DATA EXCERPT ::
* * *

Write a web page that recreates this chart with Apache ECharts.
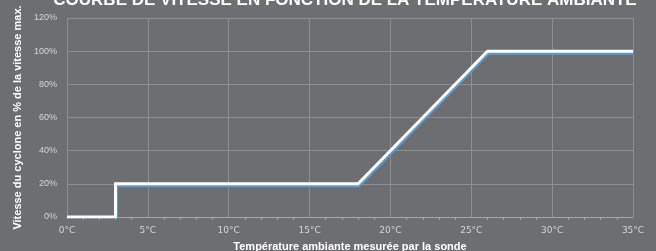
<!DOCTYPE html>
<html><head><meta charset="utf-8">
<script src="https://cdn.jsdelivr.net/npm/echarts@6/dist/echarts.min.js"></script>
<style>html,body{margin:0;padding:0;background:#6d6e71;}#c{width:656px;height:251px;}</style>
</head><body><div id="c"></div>
<script>
const titleText = 'COURBE DE VITESSE EN FONCTION DE LA TEMPÉRATURE AMBIANTE';
const xTitle = 'Température ambiante mesurée par la sonde';
const yTitle = 'Vitesse du cyclone en % de la vitesse max.';
const temps = [0, 3, 3, 18, 26, 35];
const speeds = [0, 0, 20, 20, 100, 100];

const chart = echarts.init(document.getElementById('c'));
const fam = '"Liberation Sans",Arial,sans-serif';
chart.setOption({
  backgroundColor: '#6d6e71',
  animation: false,
  title: {
    text: titleText, left: 340, textAlign: 'center', top: -13,
    textStyle: {color: '#ffffff', fontSize: 17, fontWeight: 'bold', fontFamily: fam}
  },
  grid: {left: 67, right: 23, top: 18, bottom: 34, outerBoundsMode: 'none', containLabel: false},
  xAxis: {
    type: 'value', min: 0, max: 35, interval: 5,
    name: xTitle, nameLocation: 'middle', nameGap: 24,
    nameTextStyle: {color: '#ffffff', fontSize: 11, fontWeight: 'bold', fontFamily: fam},
    axisLine: {show: true, lineStyle: {color: '#a6a7a9', width: 1}},
    axisTick: {show: false},
    minorTick: {show: true, splitNumber: 5, length: 3, lineStyle: {color: '#a6a7a9'}},
    axisLabel: {color: '#d6d6d8', fontSize: 9, fontFamily: 'DejaVu Sans', formatter: '{value}°C', margin: 9},
    splitLine: {show: true, lineStyle: {color: '#8e8f92', width: 1}}
  },
  yAxis: {
    type: 'value', min: 0, max: 120, interval: 20,
    name: yTitle, nameLocation: 'middle', nameGap: 43, nameRotate: 90,
    nameTextStyle: {color: '#ffffff', fontSize: 11, fontWeight: 'bold', fontFamily: fam},
    axisLine: {show: false}, axisTick: {show: false},
    axisLabel: {color: '#d6d6d8', fontSize: 9, fontFamily: fam, formatter: '{value}%', margin: 10},
    splitLine: {show: true, lineStyle: {color: '#8e8f92', width: 1}}
  },
  series: [{
    type: 'line', data: temps.map((t, i) => [t, speeds[i]]),
    symbol: 'none',
    lineStyle: {color: '#ffffff', width: 3, shadowColor: '#5b9bd5', shadowBlur: 0, shadowOffsetX: 1, shadowOffsetY: 2, join: 'miter'}
  }]
});
</script>
</body></html>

* * *

Copy out each line word for word, please, skipping the images.

Write a web page that recreates this chart with Apache ECharts.
<!DOCTYPE html>
<html><head><meta charset="utf-8">
<script src="https://cdn.jsdelivr.net/npm/echarts@6/dist/echarts.min.js"></script>
<style>html,body{margin:0;padding:0;background:#6d6e71;}#c{width:656px;height:251px;}</style>
</head><body><div id="c"></div>
<script>
const titleText = 'COURBE DE VITESSE EN FONCTION DE LA TEMPÉRATURE AMBIANTE';
const xTitle = 'Température ambiante mesurée par la sonde';
const yTitle = 'Vitesse du cyclone en % de la vitesse max.';
const temps = [0, 3, 3, 18, 26, 35];
const speeds = [0, 0, 20, 20, 100, 100];

const chart = echarts.init(document.getElementById('c'));
const fam = '"Liberation Sans",Arial,sans-serif';
chart.setOption({
  backgroundColor: '#6d6e71',
  animation: false,
  title: {
    text: titleText, left: 340, textAlign: 'center', top: -13,
    textStyle: {color: '#ffffff', fontSize: 17, fontWeight: 'bold', fontFamily: fam}
  },
  grid: {left: 67, right: 23, top: 18, bottom: 34, outerBoundsMode: 'none', containLabel: false},
  xAxis: {
    type: 'value', min: 0, max: 35, interval: 5,
    name: xTitle, nameLocation: 'middle', nameGap: 24,
    nameTextStyle: {color: '#ffffff', fontSize: 11, fontWeight: 'bold', fontFamily: fam},
    axisLine: {show: true, lineStyle: {color: '#a6a7a9', width: 1}},
    axisTick: {show: false},
    minorTick: {show: true, splitNumber: 5, length: 3, lineStyle: {color: '#a6a7a9'}},
    axisLabel: {color: '#d6d6d8', fontSize: 9, fontFamily: 'DejaVu Sans', formatter: '{value}°C', margin: 9},
    splitLine: {show: true, lineStyle: {color: '#8e8f92', width: 1}}
  },
  yAxis: {
    type: 'value', min: 0, max: 120, interval: 20,
    name: yTitle, nameLocation: 'middle', nameGap: 43, nameRotate: 90,
    nameTextStyle: {color: '#ffffff', fontSize: 11, fontWeight: 'bold', fontFamily: fam},
    axisLine: {show: false}, axisTick: {show: false},
    axisLabel: {color: '#d6d6d8', fontSize: 9, fontFamily: fam, formatter: '{value}%', margin: 10},
    splitLine: {show: true, lineStyle: {color: '#8e8f92', width: 1}}
  },
  series: [{
    type: 'line', data: temps.map((t, i) => [t, speeds[i]]),
    symbol: 'none',
    lineStyle: {color: '#ffffff', width: 3, shadowColor: '#5b9bd5', shadowBlur: 0, shadowOffsetX: 1, shadowOffsetY: 2, join: 'miter'}
  }]
});
</script>
</body></html>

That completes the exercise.